ROHM uses the sol-gel method of PZT film formation, in which sol-gel solution is spin coated onto wafers, then dried on a hot plate and fired in an infrared heating furnace to form a thin film. Since, as stated above, the required PZT film thickness for piezoelectric MEMS is on the micron-order scale, film formation is performed by repeatedly overlaying dozens of layers. The advantage of the sol-gel method is that a high breakdown voltage, high reliability piezoelectric PZT film can be formed with high reproducibility and in-plane uniformity.

One disadvantage, however, is the effect of particles on film deposition. Because of this, it is important to control the number of particles in each layer, which can significantly affect the final quality of the thin film. Since sol-gel solution is unique and differs from general insulating coating, more caution is required compared to normal spin coaters. For example, sol-gel solution attached to the nozzle tip and coater cup solidifies through normal drying, making it a factor in the creation of particles.

Also, in many cases the cleaning method of the wafer edge (side to periphery, where particles are easily generated) can become problematic, making airflow control within the device along with mist control generated in the coater cup – both of which are important for general insulating coating – important factors. As a countermeasure, it was possible to adopt existing equipment development and semiconductor process technologies to significantly reduce the number of particles by optimizing nozzle material and shape as well as introducing and improving cleaning mechanisms for devices.

In addition, regarding piezoelectric characteristics measurement, since the measurement of in-plane distribution itself is difficult due to the processing required for the cantilever and membrane structures (etching removal of rear Si), PZT characteristics variations between wafers and in-plane variations have proved to be challenging. In answer, ROHM investigated and introduced a device that can measure piezoelectric characteristics non-destructively in wafer form.

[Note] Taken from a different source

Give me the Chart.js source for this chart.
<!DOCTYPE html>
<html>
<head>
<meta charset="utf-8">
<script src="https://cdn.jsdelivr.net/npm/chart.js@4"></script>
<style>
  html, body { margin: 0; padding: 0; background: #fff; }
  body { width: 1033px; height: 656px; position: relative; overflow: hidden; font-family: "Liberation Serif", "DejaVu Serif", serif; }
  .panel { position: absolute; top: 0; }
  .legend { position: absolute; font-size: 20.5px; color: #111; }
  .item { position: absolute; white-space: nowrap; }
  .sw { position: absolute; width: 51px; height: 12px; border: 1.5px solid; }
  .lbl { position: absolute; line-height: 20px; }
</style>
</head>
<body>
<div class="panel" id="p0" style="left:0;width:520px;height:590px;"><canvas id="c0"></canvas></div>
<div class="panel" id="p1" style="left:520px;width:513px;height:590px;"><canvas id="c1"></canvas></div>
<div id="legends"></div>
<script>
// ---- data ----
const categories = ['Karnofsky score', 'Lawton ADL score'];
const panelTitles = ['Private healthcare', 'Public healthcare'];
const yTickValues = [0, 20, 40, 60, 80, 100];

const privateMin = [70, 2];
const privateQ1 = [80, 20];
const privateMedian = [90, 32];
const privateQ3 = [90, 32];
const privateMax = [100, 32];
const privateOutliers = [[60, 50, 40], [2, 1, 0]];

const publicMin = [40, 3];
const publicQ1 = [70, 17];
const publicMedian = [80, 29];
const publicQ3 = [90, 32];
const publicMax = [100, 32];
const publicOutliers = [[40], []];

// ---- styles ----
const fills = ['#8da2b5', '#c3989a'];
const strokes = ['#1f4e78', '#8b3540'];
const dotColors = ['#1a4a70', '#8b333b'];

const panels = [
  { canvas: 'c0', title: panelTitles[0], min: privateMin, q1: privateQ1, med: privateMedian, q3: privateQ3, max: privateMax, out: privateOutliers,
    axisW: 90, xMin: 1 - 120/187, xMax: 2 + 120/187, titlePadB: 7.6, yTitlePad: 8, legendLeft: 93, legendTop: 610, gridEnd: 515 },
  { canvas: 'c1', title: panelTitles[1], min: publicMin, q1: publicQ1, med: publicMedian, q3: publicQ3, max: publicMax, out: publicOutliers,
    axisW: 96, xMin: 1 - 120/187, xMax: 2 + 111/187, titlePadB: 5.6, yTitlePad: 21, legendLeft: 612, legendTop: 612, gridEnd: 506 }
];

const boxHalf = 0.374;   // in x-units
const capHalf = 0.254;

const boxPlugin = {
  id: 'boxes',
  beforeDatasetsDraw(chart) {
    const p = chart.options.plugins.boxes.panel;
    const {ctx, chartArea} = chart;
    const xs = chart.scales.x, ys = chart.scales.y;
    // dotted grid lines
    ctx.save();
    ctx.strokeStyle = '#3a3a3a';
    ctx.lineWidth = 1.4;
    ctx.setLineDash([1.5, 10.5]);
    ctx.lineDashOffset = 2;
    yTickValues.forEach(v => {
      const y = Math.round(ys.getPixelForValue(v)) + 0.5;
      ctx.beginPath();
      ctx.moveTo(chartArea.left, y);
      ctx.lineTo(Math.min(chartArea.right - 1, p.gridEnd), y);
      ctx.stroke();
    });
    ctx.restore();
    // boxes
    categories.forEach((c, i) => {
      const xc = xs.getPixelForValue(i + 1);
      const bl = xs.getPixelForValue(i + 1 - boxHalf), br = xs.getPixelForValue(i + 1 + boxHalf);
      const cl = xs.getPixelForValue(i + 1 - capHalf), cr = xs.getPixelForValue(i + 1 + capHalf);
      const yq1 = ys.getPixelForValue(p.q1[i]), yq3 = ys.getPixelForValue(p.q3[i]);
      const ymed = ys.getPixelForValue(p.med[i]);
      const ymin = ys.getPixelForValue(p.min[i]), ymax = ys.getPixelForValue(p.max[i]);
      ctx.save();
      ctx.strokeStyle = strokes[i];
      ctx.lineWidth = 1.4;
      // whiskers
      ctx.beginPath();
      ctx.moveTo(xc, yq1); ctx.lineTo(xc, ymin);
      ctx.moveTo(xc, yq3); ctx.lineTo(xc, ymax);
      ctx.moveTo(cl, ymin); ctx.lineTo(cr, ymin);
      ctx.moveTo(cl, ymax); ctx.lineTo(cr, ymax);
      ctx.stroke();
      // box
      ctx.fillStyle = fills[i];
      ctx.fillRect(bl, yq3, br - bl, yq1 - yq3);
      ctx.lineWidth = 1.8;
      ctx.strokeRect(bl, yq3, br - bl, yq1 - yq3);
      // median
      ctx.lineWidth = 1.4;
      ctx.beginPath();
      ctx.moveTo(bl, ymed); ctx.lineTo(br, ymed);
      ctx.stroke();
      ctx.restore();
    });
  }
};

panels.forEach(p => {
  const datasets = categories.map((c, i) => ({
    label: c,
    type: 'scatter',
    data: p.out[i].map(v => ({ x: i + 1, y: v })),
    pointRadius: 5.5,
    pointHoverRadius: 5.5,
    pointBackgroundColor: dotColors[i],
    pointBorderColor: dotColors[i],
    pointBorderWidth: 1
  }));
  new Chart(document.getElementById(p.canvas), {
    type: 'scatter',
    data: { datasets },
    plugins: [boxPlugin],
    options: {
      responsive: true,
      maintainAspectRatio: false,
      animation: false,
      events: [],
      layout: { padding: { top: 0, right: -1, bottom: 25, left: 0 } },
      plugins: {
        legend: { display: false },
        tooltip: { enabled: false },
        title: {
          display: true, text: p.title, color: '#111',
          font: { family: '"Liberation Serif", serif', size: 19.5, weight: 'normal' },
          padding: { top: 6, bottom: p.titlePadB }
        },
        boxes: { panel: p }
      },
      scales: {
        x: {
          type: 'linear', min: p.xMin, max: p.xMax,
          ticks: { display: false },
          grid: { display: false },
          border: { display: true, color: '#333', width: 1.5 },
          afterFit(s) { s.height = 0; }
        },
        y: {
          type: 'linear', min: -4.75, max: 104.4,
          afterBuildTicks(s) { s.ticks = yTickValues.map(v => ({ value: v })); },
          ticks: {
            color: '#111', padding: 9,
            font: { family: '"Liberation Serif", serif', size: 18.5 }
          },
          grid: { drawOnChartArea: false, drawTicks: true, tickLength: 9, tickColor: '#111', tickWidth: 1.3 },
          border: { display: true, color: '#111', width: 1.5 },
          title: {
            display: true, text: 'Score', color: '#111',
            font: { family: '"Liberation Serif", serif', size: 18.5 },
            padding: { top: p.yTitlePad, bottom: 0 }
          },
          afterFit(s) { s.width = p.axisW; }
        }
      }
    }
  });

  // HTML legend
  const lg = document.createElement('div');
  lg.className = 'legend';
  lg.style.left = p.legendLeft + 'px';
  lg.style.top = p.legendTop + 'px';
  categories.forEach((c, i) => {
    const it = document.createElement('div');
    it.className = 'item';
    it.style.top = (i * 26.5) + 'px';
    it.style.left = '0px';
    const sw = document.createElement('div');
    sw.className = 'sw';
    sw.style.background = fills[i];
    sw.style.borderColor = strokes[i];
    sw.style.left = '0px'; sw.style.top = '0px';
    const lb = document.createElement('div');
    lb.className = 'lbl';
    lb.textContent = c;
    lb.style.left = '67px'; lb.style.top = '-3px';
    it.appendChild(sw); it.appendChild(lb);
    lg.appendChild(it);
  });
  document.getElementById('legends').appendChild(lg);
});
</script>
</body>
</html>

It was discovered that the temperature distribution during the heating process, such as drying and baking, caused variations in the PZT piezoelectric characteristics. As a result, ROHM was able to keep PZT characteristics variations in check through precise temperature control and by suppressing in-plane distribution on the hot plate and in the infrared heating furnace. This makes it possible to establish technology that can stably create a thin film with superior PZT characteristics.

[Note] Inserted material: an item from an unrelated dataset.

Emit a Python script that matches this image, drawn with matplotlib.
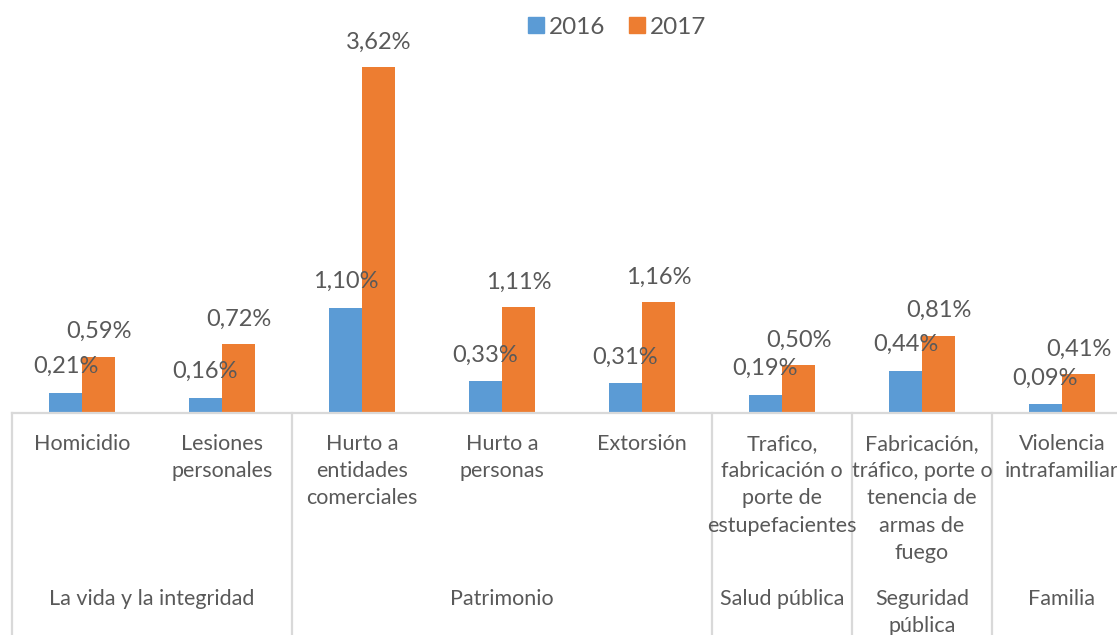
import matplotlib
matplotlib.use("Agg")
import matplotlib.pyplot as plt
from matplotlib.patches import Patch

plt.rcParams['font.family'] = ['Lato', 'DejaVu Sans']

categorias = ["Homicidio", "Lesiones\npersonales", "Hurto a\nentidades\ncomerciales",
              "Hurto a\npersonas", "Extorsión", "Trafico,\nfabricación o\nporte de\nestupefacientes",
              "Fabricación,\ntráfico, porte o\ntenencia de\narmas de\nfuego",
              "Violencia\nintrafamiliar"]
grupos = ["La vida y la integridad", "Patrimonio", "Salud pública", "Seguridad\npública", "Familia"]
grupo_inicio = [0, 2, 5, 6, 7]
grupo_fin = [2, 5, 6, 7, 8]
v2016 = [0.21, 0.16, 1.10, 0.33, 0.31, 0.19, 0.44, 0.09]
v2017 = [0.59, 0.72, 3.62, 1.11, 1.16, 0.50, 0.81, 0.41]

azul = '#5B9BD5'
naranja = '#ED7D31'
gris = '#595959'
linea = '#D9D9D9'

W, H = 1117, 635
fig = plt.figure(figsize=(W / 100, H / 100), dpi=100)
base_px = 413
alto_px = 382
ax = fig.add_axes([12 / W, (H - base_px) / H, 1120 / W, alto_px / H])
ax.set_xlim(0, 8)
ax.set_ylim(0, 4.0)
ax.axis('off')

ancho = 0.236
x = [i + 0.5 for i in range(len(categorias))]
ax.bar([xi - ancho / 2 for xi in x], v2016, ancho, color=azul)
ax.bar([xi + ancho / 2 for xi in x], v2017, ancho, color=naranja)

fs = 15.5
for xi, a, b in zip(x, v2016, v2017):
    ax.annotate(f"{a:.2f}%".replace('.', ','), (xi - ancho / 2, a), xytext=(0, 19),
                textcoords='offset points', ha='center', va='center', fontsize=fs + 1.5, color=gris)
    ax.annotate(f"{b:.2f}%".replace('.', ','), (xi + ancho / 2, b), xytext=(0, 18),
                textcoords='offset points', ha='center', va='center', fontsize=fs + 1.5, color=gris)

ax.axhline(0, color=linea, lw=1.6, clip_on=False)

tr = ax.get_xaxis_transform()
for xi, c in zip(x, categorias):
    ax.text(xi, -21 / alto_px, c, transform=tr, ha='center', va='top', fontsize=fs,
            color=gris, linespacing=1.45, clip_on=False)

for ini, fin, g in zip(grupo_inicio, grupo_fin, grupos):
    ax.text((ini + fin) / 2, -176 / alto_px, g, transform=tr, ha='center', va='top',
            fontsize=fs, color=gris, linespacing=1.45, clip_on=False)
    ax.plot([ini, ini], [0, -230 / alto_px], transform=tr, color=linea, lw=1.6, clip_on=False)

handles = [Patch(color=azul, label='2016'), Patch(color=naranja, label='2017')]
fig.legend(handles=handles, loc='center', bbox_to_anchor=(617 / W, 1 - 27 / H), ncol=2,
           frameon=False, fontsize=fs + 2, handlelength=0.65, handleheight=0.65,
           handletextpad=0.2, columnspacing=1.0, labelcolor=gris)

fig.savefig('out.png', dpi=100)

Photo 2: Thin-Film Piezo Formation Equipment

4. In Conclusion

While development in the semiconductor industry has focused mainly on silicon, a number of other alternatives, such as compound semiconductors comprised primarily of SiC or GaN, as well as organic materials, have surfaced as viable solutions. Therefore, in contrast to processes devised to exclude different elements, diffusion prevention technology is considered essential as a process technology to control the introduction of multiple materials.

In the MEMS field in particular there is a demand for distinctive properties such as piezoelectric, pyroelectric, and magnetic characteristics, making it increasingly important to develop unique materials in the future. This, along with methods to match these materials with CMOS lines, is seen as the key to future development.

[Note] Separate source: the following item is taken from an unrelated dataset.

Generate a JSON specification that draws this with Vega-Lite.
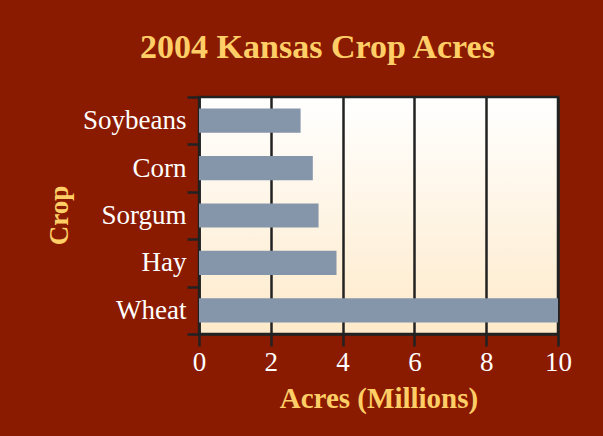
{
  "$schema": "https://vega.github.io/schema/vega-lite/v6.json",
  "width": 359,
  "height": 237,
  "autosize": {"type": "none"},
  "padding": {"left": 199, "top": 97, "right": 45, "bottom": 102},
  "background": "#8B1B00",
  "title": {
    "text": "2004 Kansas Crop Acres",
    "font": "Liberation Serif",
    "fontSize": 34,
    "fontWeight": "bold",
    "color": "#FFCE66",
    "anchor": "middle",
    "frame": "group",
    "dx": -61,
    "offset": 18
  },
  "data": {
    "values": [
      {"crop": "Soybeans", "acres": 2.83},
      {"crop": "Corn", "acres": 3.17},
      {"crop": "Sorgum", "acres": 3.33},
      {"crop": "Hay", "acres": 3.83},
      {"crop": "Wheat", "acres": 10}
    ]
  },
  "mark": {"type": "bar", "color": "#8595AA", "height": {"band": 0.51}},
  "encoding": {
    "y": {
      "field": "crop",
      "type": "nominal",
      "sort": ["Soybeans", "Corn", "Sorgum", "Hay", "Wheat"],
      "scale": {"paddingInner": 0, "paddingOuter": 0},
      "title": "Crop",
      "axis": {
        "tickBand": "extent",
        "tickSize": 12,
        "tickWidth": 2.5,
        "tickColor": "#222222",
        "domainColor": "#222222",
        "domainWidth": 2.5,
        "labelFont": "Liberation Serif",
        "labelFontSize": 27,
        "labelColor": "#FFFFFF",
        "labelPadding": 1,
        "titleFont": "Liberation Serif",
        "titleFontSize": 27,
        "titleFontWeight": "bold",
        "titleColor": "#FFCE66",
        "titleX": -140,
        "titleY": 118,
        "titleBaseline": "middle",
        "titleAngle": -90
      }
    },
    "x": {
      "field": "acres",
      "type": "quantitative",
      "scale": {"domain": [0, 10], "nice": false},
      "title": "Acres (Millions)",
      "axis": {
        "values": [0, 2, 4, 6, 8, 10],
        "grid": true,
        "gridColor": "#222222",
        "gridWidth": 2.5,
        "gridOpacity": 1,
        "tickSize": 12,
        "tickWidth": 2.5,
        "tickColor": "#222222",
        "domainColor": "#222222",
        "domainWidth": 2.5,
        "labelFont": "Liberation Serif",
        "labelFontSize": 27,
        "labelColor": "#FFFFFF",
        "labelPadding": 3,
        "labelFlush": false,
        "titleFont": "Liberation Serif",
        "titleFontSize": 29,
        "titleFontWeight": "bold",
        "titleColor": "#FFCE66",
        "titleY": 73,
        "titleBaseline": "alphabetic"
      }
    }
  },
  "config": {
    "view": {
      "fill": {
        "gradient": "linear",
        "x1": 0, "y1": 0, "x2": 0, "y2": 1,
        "stops": [
          {"offset": 0, "color": "#FFFFFF"},
          {"offset": 1, "color": "#FEEACA"}
        ]
      },
      "stroke": "#222222",
      "strokeWidth": 2.5
    }
  }
}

In addition, piezoelectric materials are generally susceptible to reduction actions and experience progressive degradation as they pass through the normal CMOS process. The result is significantly decreased piezoelectric characteristics at the final stage, which often makes the products unusable.

Because of this it is important to devise solutions such as creating a barrier layer or making it difficult for reduction to occur, as well as preventing diffusion and providing a structure within the piezoelectric material along with establishing process conditions that prevent the introduction of foreign particles.

ROHM, by utilizing expertise in LED and LD optical devices that use compound materials based on LSI technology, along with discrete ceramic-based technology for resistors and capacitors, seeks to increase control knowledge of different materials and strengthen the development of new devices in the MEMS field.